Devlet şirkete dönüştü
Geçtiğimiz 2017 yılı sonuna doğru çıkarılan 130 maddeden oluşan torba yasa, AKP’nin devleti bir şirket gibi yönetmek istediğinin açık göstergesi olmuştu. Yasayla yaylalar, meralar, ormanlar, sınırsızca maden ve enerji şirketlerinin hizmetine koşuldu. Fiili olarak uygulanmayan ÇED süreçleri neredeyse yasal olarak kaldırıldı. Kamuya ait kırda ve kentte ne var ne yok satılmasının önü açıldı. Sulu ya da susuz tüm tarım arazilerinin gerektiğinde tamamıyla maden ve petrol sahasına dönüştürülmesi sağlandı.
Maden Bölgesi
Yönetmeliğin 1. Maddesi’nin a) fıkrasında yönetmeliğin amacı şöyle yazılmış: “Birbirine bitişik ve/veya yakın I. Grup, II. Grup (a) bendi ve IV. Grup (b) bendi maden sahalarında tek başına yapılan maden işletme faaliyetlerinin; çevresel etkileri, şehirleşme, işletme güvenliği, rezervin verimli işletilmesi ve benzeri sebeplerden dolayı oluşturduğu olumsuz etkilerin ortadan kaldırılması amacıyla yapılacak proje ve planlama çerçevesinde maden bölgesinin ilan edilmesine, bu ruhsatların yeni ruhsatta birleştirilerek oluşturulacak maden bölgesinde ortak proje kapsamında maden işletme faaliyetlerinde bulunulmasına.”
Vadilerin paylaşımı
Yönetmeliğin 1. Maddesi’nin devam eden fıkralarında vadilerin nasıl paylaşılacağı işlenmiş. Yönetmeliğin 1. Maddesi b) fıkrasında: “Aynı grup ruhsatlar için maden bölgesinin oluşturulması amacıyla ruhsatların birleştirilmesi, taksiri, iptali, ihale edilmesi, yeniden ruhsatlandırılması, ruhsatlardaki yatırım giderlerinin belirlenmesi ve ödenmesine.” C) fıkrasında: “Maden bölgesi içerisinde yer alacak ruhsatların maden rezervlerinin ve kurulacak tüzel kişilikte bu ruhsat sahiplerinin rezervlerine göre hisse paylarının hesaplanmasına.”

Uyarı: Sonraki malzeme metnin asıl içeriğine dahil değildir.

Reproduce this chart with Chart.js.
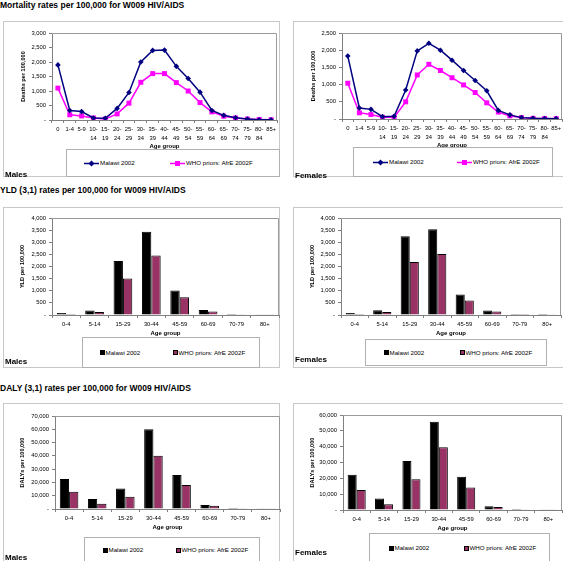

Madenciler hükümete ricacı
Madenciler geçtiğimiz yıl bir araya gelerek hükümetten bazı isteklerde bulunmuşlardı. En önemli sorunları için, “Bir alan için başvuruda bulunulduğunda Tarım Bakanlığı’ndan, Orman Bakanlığı’ndan, DSİ gibi kurumların da yer aldığı 18 ayrı kurumdan izin alıyorsun. Üstelik birinin izin süreci tamamlanmadan diğerinden izin alamıyorsun. Bu süreci kısaltmak adına devletin daha kârlı çıkması için, bir sahada herhangi bir maden varsa, ülke ekonomisi için faydası olduğuna inanıyorsa, gerekli izinleri hazırlayıp, ruhsata hazır hale gelip öyle ihaleye çıkılsın. Bu pratiklik sağlar ve ülke enerjisinin ortaya çıkmasını sağlar” dediler.
Sınırsız özgürlük
Toplantıda Tüprag Metal Madencilik Yönetim Kurulu Başkanı Mehmet Yılmaz, “Bütün izin ve ruhsatlar tek makamdan alınmalı” talebinde bulunmuş. Madencilik amaçlı, kamuya ait bazı arazilerin kullanmaları söz konusu olduğunu belirten madenciler, meraların, hazine arazisi veya taşlık, tescil dışı olan yerler için. Bunları almak gerçekten eskisi kadar kolay değil, çok ciddi sorunlar yaşanıyor. Sadece ruhsatı alıp gidip hemen madenciliğe başlayamıyorsunuz. Bu coğrafyaya getirdiği çok büyük bir doğal kaynak zenginliği var. Aynı zamanda çeşitliliği var. Bizim bunları çok hızlı bir şekilde ekonomimize kazandırmamız lazım” sözleri, doğal alanların tamamında istediklerini yapabilme özgürlüğünü talep ettiklerini gösteriyordu.